Wie war man stolz darauf, dass sich NRW Tanzland Nr. 1 nennen konnte. Zu Recht, denn in der Region zwischen Rhein und Ruhr liefen die Fäden eines europaweiten Netzwerks der Tanzschaffenden zusammen. Die zentrale Energie dafür ging vom unermüdlichen Einsatz der freien Tanzszene aus. Jener kleinen Gruppen, die unter schwierigsten Bedingungen Kontakte mit internationalen Kunstschaffenden knüpften, oftmals für die spärlichste Honorierung, die man sich vorstellen kann. Prekär war das immer. Der Vergangenheit anzugehören scheint aber bald der große Name NRWs im Tanzbereich, das Ministerium für Kultur und Wissenschaft in Person seiner Ministerin Ina Brandes legt die Axt an gewachsene Strukturen.
„Die Lage für die freie Szene ist bedrohlich, und der Tanz scheint überproportional von den Haushaltskürzungen betroffen zu sein“, erklärt Heike Lehmke, die Geschäftsführerin des NRW Landesbüros Tanz. Im November letzten Jahres erfuhr sie, dass die Gelder für die internationale Tanzmesse NRW ab Januar gestrichen würden. Seit 30 Jahren funktioniert die Messe als Plattform der Tanzschaffenden. Nun steht sie ebenso vor dem Aus wie der International Dance Artist Service NRW (IDAS). Ein Knotenpunkt für überregionale Beziehungen und Produktionen, mit dem die NRW-Gruppen seit 15 Jahren ihre Fühler in alle Welt ausstrecken konnten. Selbst das Kölner Festival Cheers for Fears, das für die Nachwuchsförderung eingerichtet worden war, scheint der Vergangenheit anzugehören. Heike Lehmke weist darauf hin, dass an all diesen Stellen Kuratoren und Techniker gearbeitet haben, deren Wissen und Kompetenz Geld sparte. Eine einmal zerschlagene Struktur lässt sich mit Amateuren nicht wieder aufbauen.

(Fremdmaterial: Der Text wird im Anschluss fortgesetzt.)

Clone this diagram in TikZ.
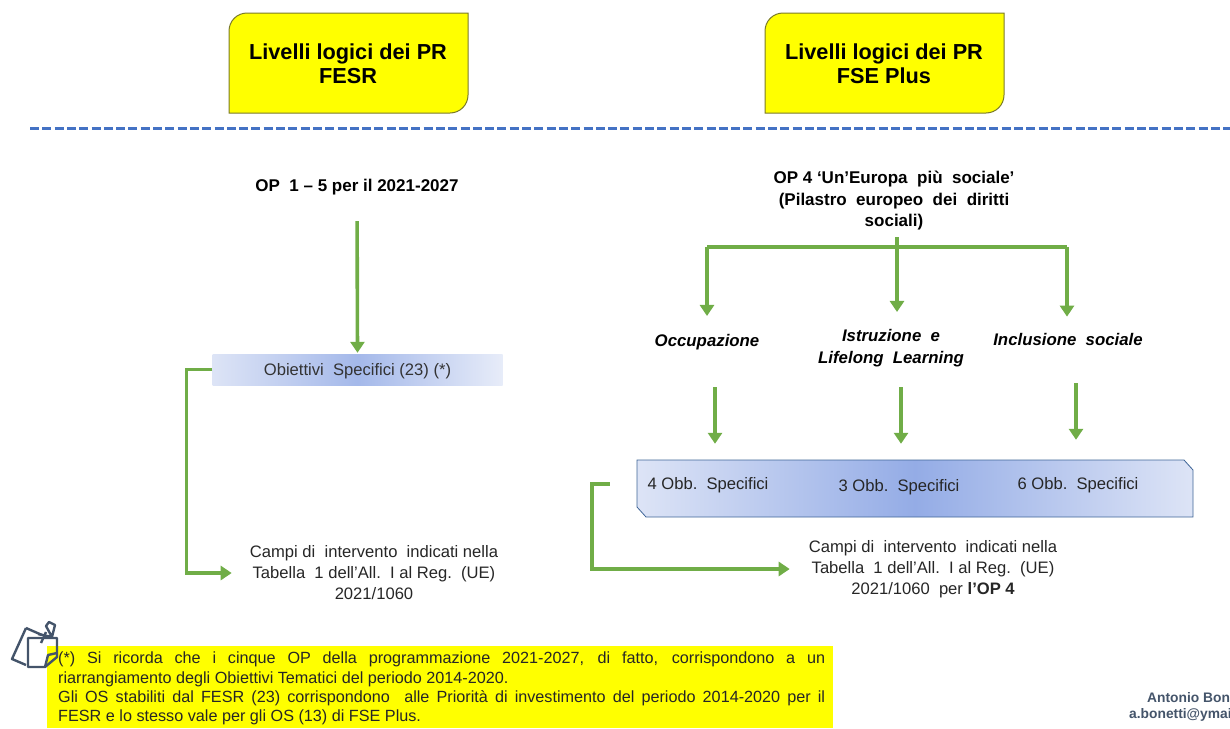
\documentclass[tikz,border=0pt]{standalone}
\usepackage{fontspec}
\setmainfont{Liberation Sans}
\usetikzlibrary{arrows.meta}
\definecolor{flowgreen}{HTML}{70AD47}
\definecolor{dashblue}{HTML}{4472C4}
\definecolor{slategrey}{HTML}{44546A}
\definecolor{bandlight}{HTML}{DDE4F6}
\definecolor{bandmid}{HTML}{94ACE6}
\definecolor{boxedge}{HTML}{7A7A2A}
\definecolor{bandedge}{HTML}{3F6597}
\definecolor{notayellow}{HTML}{FFFF00}
\tikzset{
  titlebox/.style={draw=boxedge,fill=notayellow,line width=1pt},
  titletext/.style={font=\fontsize{21.7}{24}\selectfont\bfseries,align=center,inner sep=0pt},
  bodytext/.style={font=\fontsize{16.6}{21}\selectfont,align=center,inner sep=0pt,text=black!85},
  headtext/.style={font=\fontsize{17}{21.5}\selectfont\bfseries,align=center,inner sep=0pt},
  pillar/.style={font=\fontsize{16.8}{22}\selectfont\bfseries\itshape,align=center,inner sep=0pt},
  flow/.style={draw=flowgreen,line width=3.6pt,-{Triangle[width=14pt,length=11pt]}},
  flowline/.style={draw=flowgreen,line width=3.6pt},
  pinline/.style={draw=slategrey,line width=2.4pt,line join=round},
}
\newcommand{\titleframe}[1]{%
  \draw[titlebox] (#1,113) [rounded corners=18pt] -- (#1,13) [sharp corners] -- (#1+239,13)
    [rounded corners=18pt] -- (#1+239,113) [sharp corners] -- cycle;}
\begin{document}
\begin{tikzpicture}[x=1pt,y=-1pt,every node/.style={text=black}]
  \useasboundingbox (0,0) rectangle (1230,728);
  \clip (0,0) rectangle (1230,728);

  \titleframe{229}
  \titleframe{765}
  \node[titletext] (titlefesr) at (348,64) {Livelli logici dei PR\\FESR};
  \node[titletext] (titlefse) at (884,64) {Livelli logici dei PR\\FSE Plus};

  \coordinate (dashstart) at (30,128);
  \coordinate (dashend) at (1230,128);
  \draw[dashblue,line width=3pt,dash pattern=on 9pt off 3.3pt] (dashstart) -- (dashend);

  \node[headtext] (opfesr) at (357,187) {OP\ \ 1 – 5 per il 2021-2027};
  \node[headtext] (opfse) at (894,201) {OP 4 ‘Un’Europa\ \ più\ \ sociale’\\(Pilastro\ \ europeo\ \ dei\ \ diritti\\sociali)};

  \node[left color=bandlight,right color=bandlight!70!white,middle color=bandmid!85!white,
    minimum width=290pt,minimum height=31pt,inner sep=0pt] (obiettivi) at (357.5,369.5) {};
  \node[font=\fontsize{16.6}{18}\selectfont,text=black!80,inner sep=0pt] (obiettivitext) at (357.5,371) {Obiettivi\ \ Specifici (23) (*)};
  \node[bodytext] (campifesr) at (374,573) {Campi di\ \ intervento\ \ indicati nella\\Tabella\ \ 1 dell’All.\ \ I al Reg.\ \ (UE)\\2021/1060};

  \node[pillar] (occupazione) at (707,342) {Occupazione};
  \node[pillar] (istruzione) at (891,348) {Istruzione\ \ e\\Lifelong\ \ Learning};
  \node[pillar] (inclusione) at (1068,339) {Inclusione\ \ sociale};

  \draw[draw=bandedge,line width=0.8pt,left color=bandlight,right color=bandlight,middle color=bandmid]
    (637,460) -- (1184,460) -- (1193,470) -- (1193,517) -- (646,517) -- (637,507) -- cycle;
  \node[minimum width=556pt,minimum height=57pt,inner sep=0pt] (band) at (915,488.5) {};
  \node[bodytext] (obbquattro) at (708,485) {4 Obb.\ \ Specifici};
  \node[bodytext] (obbtre) at (899,487) {3 Obb.\ \ Specifici};
  \node[bodytext] (obbsei) at (1078,485) {6 Obb.\ \ Specifici};
  \node[bodytext] (campifse) at (933,569) {Campi di\ \ intervento\ \ indicati nella\\Tabella\ \ 1 dell’All.\ \ I al Reg.\ \ (UE)\\2021/1060\ \ per {\bfseries l’OP 4}};

  \draw[flow,shorten <=26pt,shorten >=1pt] (opfesr.south) -- (obiettivi.north);
  \draw[flow,shorten >=18pt] (obiettivi.west) -- ++(-26,0) |- (campifesr.west);

  \coordinate (hubtop) at (897,237);
  \coordinate (hubleft) at (707,247);
  \coordinate (hubright) at (1067,247);
  \draw[flowline] (hubleft) -- (hubright);
  \draw[flow,shorten >=18pt] (hubleft) -- (occupazione.north);
  \draw[flow,shorten >=17pt] (hubtop) -- (hubtop |- istruzione.north);
  \draw[flow,shorten >=16pt] (hubright) -- (hubright |- inclusione.north);

  \coordinate (occdown) at (715,387);
  \coordinate (istrdown) at (901,387);
  \coordinate (incldown) at (1076,383);
  \draw[flow,shorten >=16pt] (occdown) -- (occdown |- band.north);
  \draw[flow,shorten >=16pt] (istrdown) -- (istrdown |- band.north);
  \draw[flow,shorten >=20pt] (incldown) -- (incldown |- band.north);
  \draw[flow,shorten <=27pt,shorten >=19pt] ([yshift=4.5pt]band.west) -- ++(-45,0) |- (campifse.west);

  \node[fill=notayellow,anchor=north west,text width=786pt,inner xsep=0pt,inner ysep=0pt,
    minimum height=82pt,outer sep=0pt] (notabox) at (47,646) {};
  \node[anchor=north west,text width=767pt,inner sep=0pt,align=justify,
    font=\fontsize{16.2}{19.2}\selectfont,text=black!85] (nota) at (58,652)
    {(*) Si ricorda che i cinque OP della programmazione 2021-2027, di fatto, corrispondono a un\linebreak
     riarrangiamento degli Obiettivi Tematici del periodo 2014-2020.\newline
     Gli OS stabiliti dal FESR (23) corrispondono\ \ alle Priorità di investimento del periodo 2014-2020 per il\linebreak
     FESR e lo stesso vale per gli OS (13) di FSE Plus.};

  \draw[pinline] (26,628) -- (12,659) -- (26,665);
  \draw[pinline] (26,628) -- (42,635);
  \draw[pinline] (28,638) -- (28,667) -- (45,667) -- (57,657) -- (57,638) -- cycle;
  \draw[pinline] (57,653) -- (48,655) -- (45,667);
  \draw[pinline] (41,643) -- (46,632);
  \draw[pinline] (38,634) -- (52,637) -- (46,626) -- (49,622) -- (55,625) -- (52,637);

  \node[anchor=west,inner sep=0pt,font=\fontsize{13.8}{15}\selectfont\bfseries,text=slategrey] (firma) at (1147,698) {Antonio Bon};
  \node[anchor=west,inner sep=0pt,font=\fontsize{13.8}{15}\selectfont\bfseries,text=slategrey] (posta) at (1129,715) {a.bonetti@ymai};
\end{tikzpicture}
\end{document}
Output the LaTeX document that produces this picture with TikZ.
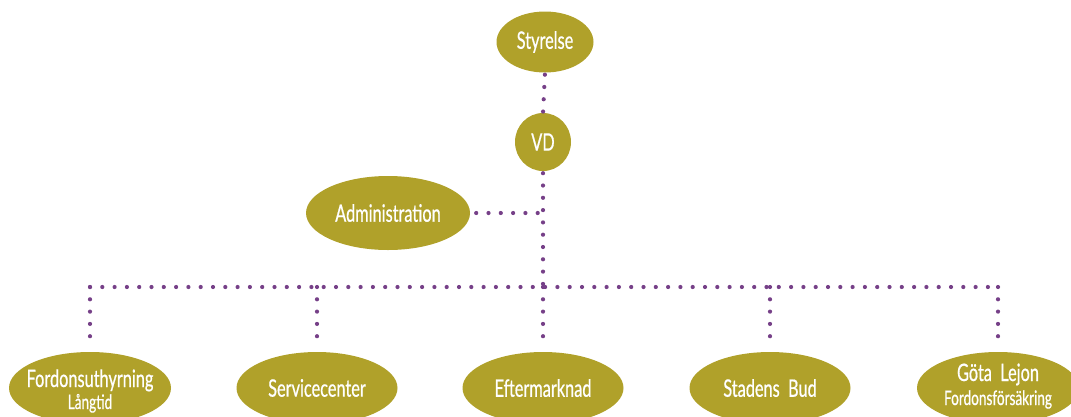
\documentclass[tikz,border=0pt]{standalone}
\usepackage{fontspec}
\newfontfamily\orgfont{Lato}[FakeStretch=0.68,FakeBold=0.6]
\usetikzlibrary{shapes.geometric}
\definecolor{olive}{RGB}{176,161,42}
\definecolor{dotpurple}{RGB}{118,64,136}

\begin{document}
\begin{tikzpicture}[x=1pt,y=-1pt,
    unit/.style={ellipse,fill=olive,text=white,inner sep=0pt,align=center,
      font=\orgfont\fontsize{24}{26}\selectfont},
    sub/.style={font=\orgfont\fontsize{20}{22}\selectfont},
    link/.style={dotpurple,line width=4.2pt,line cap=round,dash pattern=on 0pt off 12.3pt}]

    \useasboundingbox (0,0) rectangle (1071,416);
    \clip (0,0) rectangle (1071,416);

    % top
    \node[unit,minimum width=97,minimum height=61] (styrelse) at (545,42) {Styrelse};
    \node[unit,minimum width=56,minimum height=58] (vd) at (543,142) {VD};
    \node[unit,minimum width=164,minimum height=74] (adm) at (388,213) {Administration};
    \coordinate (hub) at (543,287);

    % bottom row
    \node[unit,minimum width=162,minimum height=72] (uthyr) at (90,388) {};
    \node[unit,minimum width=161,minimum height=72] (service) at (317,388) {Servicecenter};
    \node[unit,minimum width=161,minimum height=72] (efter) at (543,388) {Eftermarknad};
    \node[unit,minimum width=161,minimum height=72] (bud) at (770,388) {Stadens\ \ Bud};
    \node[unit,minimum width=162,minimum height=72] (lejon) at (998,388) {};

    % two-line labels
    \node[unit,fill=none,anchor=base] (uthyr1) at (90,387) {Fordonsuthyrning};
    \node[unit,fill=none,sub,anchor=base] (uthyr2) at (90,409) {Långtid};
    \node[unit,fill=none,anchor=base] (lejon1) at (998,381) {Göta\ \ Lejon};
    \node[unit,fill=none,sub,anchor=base] (lejon2) at (998,405) {Fordonsförsäkring};

    % connectors
    \draw[link,shorten <=2pt] (styrelse.south) -- (vd.north);
    \draw[link,shorten <=2pt] (vd.south) -- (hub);
    \draw[link,shorten <=6pt] (adm.east) -- (adm.east -| vd.south);
    \draw[link] (uthyr |- hub) -- (lejon |- hub);
    \foreach \n in {uthyr,service,efter,bud,lejon}
      \draw[link,shorten >=7pt] (\n |- hub) -- (\n.north);
\end{tikzpicture}
\end{document}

Vor allem jedoch wundert sie sich, „dass es keine sorgfältige Diskussionskultur gibt“. Denn der Szene war durchaus klar, dass die Haushalte enger geschnürt werden würden, nur sitzt sie bei den Planungen gar nicht mit am Tisch. Gibt es überhaupt Planungen, oder reagiert hier nur ein in Panik geratener Rotstift? Wo ist die Transparenz, die Entscheidungen in einer Demokratie verlangen? Grundsätzlich stellt sich hier nicht nur für Heike Lehmke die Frage: Wo will man hin? Welche Vorstellungen hat man von der Kulturlandschaft der Zukunft und welche Bedeutung soll darin dem Tanz zukommen? Visionen scheinen aber das Letzte zu sein, worüber man derzeit in Düsseldorf nachdenkt.